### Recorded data
======
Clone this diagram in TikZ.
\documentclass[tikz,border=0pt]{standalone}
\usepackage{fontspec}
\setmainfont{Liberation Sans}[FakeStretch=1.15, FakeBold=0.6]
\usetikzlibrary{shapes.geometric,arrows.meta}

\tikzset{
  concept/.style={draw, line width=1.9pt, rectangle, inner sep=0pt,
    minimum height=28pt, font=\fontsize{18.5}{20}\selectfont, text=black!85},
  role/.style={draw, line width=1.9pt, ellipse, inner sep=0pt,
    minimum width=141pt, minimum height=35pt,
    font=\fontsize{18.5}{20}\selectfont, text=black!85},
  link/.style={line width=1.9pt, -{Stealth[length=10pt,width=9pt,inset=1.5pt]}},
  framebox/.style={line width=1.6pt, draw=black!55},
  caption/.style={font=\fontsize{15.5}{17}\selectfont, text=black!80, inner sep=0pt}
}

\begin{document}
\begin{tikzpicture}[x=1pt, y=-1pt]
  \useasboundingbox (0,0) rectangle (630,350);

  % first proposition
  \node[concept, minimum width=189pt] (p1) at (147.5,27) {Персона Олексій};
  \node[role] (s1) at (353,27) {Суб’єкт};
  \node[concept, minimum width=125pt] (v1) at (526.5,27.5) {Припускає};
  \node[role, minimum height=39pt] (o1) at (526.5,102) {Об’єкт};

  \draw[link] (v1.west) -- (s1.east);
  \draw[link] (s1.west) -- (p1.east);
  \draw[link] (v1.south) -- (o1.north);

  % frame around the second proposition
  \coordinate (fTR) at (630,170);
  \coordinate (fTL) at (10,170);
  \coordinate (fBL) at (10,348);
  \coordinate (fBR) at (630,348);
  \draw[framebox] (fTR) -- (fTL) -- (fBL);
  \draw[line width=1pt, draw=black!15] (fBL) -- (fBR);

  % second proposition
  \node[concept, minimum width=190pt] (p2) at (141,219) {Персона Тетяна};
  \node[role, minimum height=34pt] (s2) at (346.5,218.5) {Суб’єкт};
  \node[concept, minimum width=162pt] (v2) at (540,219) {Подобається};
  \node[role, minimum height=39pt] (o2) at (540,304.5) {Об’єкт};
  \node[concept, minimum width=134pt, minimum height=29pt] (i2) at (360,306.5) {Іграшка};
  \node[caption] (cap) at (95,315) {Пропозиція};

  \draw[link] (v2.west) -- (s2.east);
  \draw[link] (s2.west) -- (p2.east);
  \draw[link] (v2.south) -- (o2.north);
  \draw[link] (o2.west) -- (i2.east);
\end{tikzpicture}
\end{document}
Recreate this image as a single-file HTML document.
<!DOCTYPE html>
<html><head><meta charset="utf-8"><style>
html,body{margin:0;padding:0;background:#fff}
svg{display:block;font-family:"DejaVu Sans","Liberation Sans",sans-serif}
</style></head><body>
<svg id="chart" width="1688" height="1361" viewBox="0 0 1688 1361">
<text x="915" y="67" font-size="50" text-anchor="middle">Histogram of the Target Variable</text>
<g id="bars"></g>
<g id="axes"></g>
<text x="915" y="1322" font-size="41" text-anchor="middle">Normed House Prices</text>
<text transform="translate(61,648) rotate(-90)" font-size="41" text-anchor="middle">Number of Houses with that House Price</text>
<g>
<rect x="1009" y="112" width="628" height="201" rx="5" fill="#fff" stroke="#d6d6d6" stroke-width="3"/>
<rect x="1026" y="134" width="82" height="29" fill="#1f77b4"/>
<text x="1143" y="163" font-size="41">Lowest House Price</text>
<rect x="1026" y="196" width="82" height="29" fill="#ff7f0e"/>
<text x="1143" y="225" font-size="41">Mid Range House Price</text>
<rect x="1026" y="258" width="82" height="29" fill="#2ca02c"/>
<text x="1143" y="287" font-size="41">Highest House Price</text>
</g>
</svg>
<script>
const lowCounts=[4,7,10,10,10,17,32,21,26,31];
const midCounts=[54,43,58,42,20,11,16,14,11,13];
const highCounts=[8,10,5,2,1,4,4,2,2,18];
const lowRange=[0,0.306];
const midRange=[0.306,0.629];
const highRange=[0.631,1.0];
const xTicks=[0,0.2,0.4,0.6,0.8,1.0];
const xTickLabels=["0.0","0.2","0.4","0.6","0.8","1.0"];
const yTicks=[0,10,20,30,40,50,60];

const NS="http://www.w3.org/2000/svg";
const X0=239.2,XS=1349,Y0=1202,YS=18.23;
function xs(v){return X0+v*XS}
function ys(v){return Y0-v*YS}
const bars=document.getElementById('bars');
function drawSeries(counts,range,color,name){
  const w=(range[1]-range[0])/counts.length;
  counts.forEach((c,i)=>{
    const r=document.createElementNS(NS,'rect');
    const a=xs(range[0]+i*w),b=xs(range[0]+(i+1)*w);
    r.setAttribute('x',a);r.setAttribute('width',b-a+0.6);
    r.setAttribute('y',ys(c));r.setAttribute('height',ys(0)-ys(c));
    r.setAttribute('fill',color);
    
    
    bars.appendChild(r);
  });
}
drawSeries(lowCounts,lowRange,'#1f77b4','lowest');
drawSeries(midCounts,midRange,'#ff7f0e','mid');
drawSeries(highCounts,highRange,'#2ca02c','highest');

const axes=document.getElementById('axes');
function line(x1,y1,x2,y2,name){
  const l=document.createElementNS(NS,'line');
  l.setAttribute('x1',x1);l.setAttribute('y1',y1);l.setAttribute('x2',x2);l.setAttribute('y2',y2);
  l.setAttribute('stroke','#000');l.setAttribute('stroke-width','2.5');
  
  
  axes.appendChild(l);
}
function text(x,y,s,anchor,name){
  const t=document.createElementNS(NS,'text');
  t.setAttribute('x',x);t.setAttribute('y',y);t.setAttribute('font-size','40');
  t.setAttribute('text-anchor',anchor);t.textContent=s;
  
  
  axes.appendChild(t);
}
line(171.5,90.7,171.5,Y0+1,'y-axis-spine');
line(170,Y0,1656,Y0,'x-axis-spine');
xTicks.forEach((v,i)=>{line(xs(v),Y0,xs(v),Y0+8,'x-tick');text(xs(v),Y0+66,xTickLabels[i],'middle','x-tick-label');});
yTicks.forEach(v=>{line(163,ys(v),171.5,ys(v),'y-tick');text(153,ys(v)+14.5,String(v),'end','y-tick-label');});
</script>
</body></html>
======
Extract all the entries word for word.

### EXPECTED ANSWER
Clone this diagram in TikZ.
\documentclass[tikz,border=0pt]{standalone}
\usepackage{fontspec}
\setmainfont{Liberation Sans}[FakeStretch=1.15, FakeBold=0.6]
\usetikzlibrary{shapes.geometric,arrows.meta}

\tikzset{
  concept/.style={draw, line width=1.9pt, rectangle, inner sep=0pt,
    minimum height=28pt, font=\fontsize{18.5}{20}\selectfont, text=black!85},
  role/.style={draw, line width=1.9pt, ellipse, inner sep=0pt,
    minimum width=141pt, minimum height=35pt,
    font=\fontsize{18.5}{20}\selectfont, text=black!85},
  link/.style={line width=1.9pt, -{Stealth[length=10pt,width=9pt,inset=1.5pt]}},
  framebox/.style={line width=1.6pt, draw=black!55},
  caption/.style={font=\fontsize{15.5}{17}\selectfont, text=black!80, inner sep=0pt}
}

\begin{document}
\begin{tikzpicture}[x=1pt, y=-1pt]
  \useasboundingbox (0,0) rectangle (630,350);

  % first proposition
  \node[concept, minimum width=189pt] (p1) at (147.5,27) {Персона Олексій};
  \node[role] (s1) at (353,27) {Суб’єкт};
  \node[concept, minimum width=125pt] (v1) at (526.5,27.5) {Припускає};
  \node[role, minimum height=39pt] (o1) at (526.5,102) {Об’єкт};

  \draw[link] (v1.west) -- (s1.east);
  \draw[link] (s1.west) -- (p1.east);
  \draw[link] (v1.south) -- (o1.north);

  % frame around the second proposition
  \coordinate (fTR) at (630,170);
  \coordinate (fTL) at (10,170);
  \coordinate (fBL) at (10,348);
  \coordinate (fBR) at (630,348);
  \draw[framebox] (fTR) -- (fTL) -- (fBL);
  \draw[line width=1pt, draw=black!15] (fBL) -- (fBR);

  % second proposition
  \node[concept, minimum width=190pt] (p2) at (141,219) {Персона Тетяна};
  \node[role, minimum height=34pt] (s2) at (346.5,218.5) {Суб’єкт};
  \node[concept, minimum width=162pt] (v2) at (540,219) {Подобається};
  \node[role, minimum height=39pt] (o2) at (540,304.5) {Об’єкт};
  \node[concept, minimum width=134pt, minimum height=29pt] (i2) at (360,306.5) {Іграшка};
  \node[caption] (cap) at (95,315) {Пропозиція};

  \draw[link] (v2.west) -- (s2.east);
  \draw[link] (s2.west) -- (p2.east);
  \draw[link] (v2.south) -- (o2.north);
  \draw[link] (o2.west) -- (i2.east);
\end{tikzpicture}
\end{document}
Recreate this image as a single-file HTML document.
<!DOCTYPE html>
<html><head><meta charset="utf-8"><style>
html,body{margin:0;padding:0;background:#fff}
svg{display:block;font-family:"DejaVu Sans","Liberation Sans",sans-serif}
</style></head><body>
<svg id="chart" width="1688" height="1361" viewBox="0 0 1688 1361">
<text x="915" y="67" font-size="50" text-anchor="middle">Histogram of the Target Variable</text>
<g id="bars"></g>
<g id="axes"></g>
<text x="915" y="1322" font-size="41" text-anchor="middle">Normed House Prices</text>
<text transform="translate(61,648) rotate(-90)" font-size="41" text-anchor="middle">Number of Houses with that House Price</text>
<g>
<rect x="1009" y="112" width="628" height="201" rx="5" fill="#fff" stroke="#d6d6d6" stroke-width="3"/>
<rect x="1026" y="134" width="82" height="29" fill="#1f77b4"/>
<text x="1143" y="163" font-size="41">Lowest House Price</text>
<rect x="1026" y="196" width="82" height="29" fill="#ff7f0e"/>
<text x="1143" y="225" font-size="41">Mid Range House Price</text>
<rect x="1026" y="258" width="82" height="29" fill="#2ca02c"/>
<text x="1143" y="287" font-size="41">Highest House Price</text>
</g>
</svg>
<script>
const lowCounts=[4,7,10,10,10,17,32,21,26,31];
const midCounts=[54,43,58,42,20,11,16,14,11,13];
const highCounts=[8,10,5,2,1,4,4,2,2,18];
const lowRange=[0,0.306];
const midRange=[0.306,0.629];
const highRange=[0.631,1.0];
const xTicks=[0,0.2,0.4,0.6,0.8,1.0];
const xTickLabels=["0.0","0.2","0.4","0.6","0.8","1.0"];
const yTicks=[0,10,20,30,40,50,60];

const NS="http://www.w3.org/2000/svg";
const X0=239.2,XS=1349,Y0=1202,YS=18.23;
function xs(v){return X0+v*XS}
function ys(v){return Y0-v*YS}
const bars=document.getElementById('bars');
function drawSeries(counts,range,color,name){
  const w=(range[1]-range[0])/counts.length;
  counts.forEach((c,i)=>{
    const r=document.createElementNS(NS,'rect');
    const a=xs(range[0]+i*w),b=xs(range[0]+(i+1)*w);
    r.setAttribute('x',a);r.setAttribute('width',b-a+0.6);
    r.setAttribute('y',ys(c));r.setAttribute('height',ys(0)-ys(c));
    r.setAttribute('fill',color);
    
    
    bars.appendChild(r);
  });
}
drawSeries(lowCounts,lowRange,'#1f77b4','lowest');
drawSeries(midCounts,midRange,'#ff7f0e','mid');
drawSeries(highCounts,highRange,'#2ca02c','highest');

const axes=document.getElementById('axes');
function line(x1,y1,x2,y2,name){
  const l=document.createElementNS(NS,'line');
  l.setAttribute('x1',x1);l.setAttribute('y1',y1);l.setAttribute('x2',x2);l.setAttribute('y2',y2);
  l.setAttribute('stroke','#000');l.setAttribute('stroke-width','2.5');
  
  
  axes.appendChild(l);
}
function text(x,y,s,anchor,name){
  const t=document.createElementNS(NS,'text');
  t.setAttribute('x',x);t.setAttribute('y',y);t.setAttribute('font-size','40');
  t.setAttribute('text-anchor',anchor);t.textContent=s;
  
  
  axes.appendChild(t);
}
line(171.5,90.7,171.5,Y0+1,'y-axis-spine');
line(170,Y0,1656,Y0,'x-axis-spine');
xTicks.forEach((v,i)=>{line(xs(v),Y0,xs(v),Y0+8,'x-tick');text(xs(v),Y0+66,xTickLabels[i],'middle','x-tick-label');});
yTicks.forEach(v=>{line(163,ys(v),171.5,ys(v),'y-tick');text(153,ys(v)+14.5,String(v),'end','y-tick-label');});
</script>
</body></html>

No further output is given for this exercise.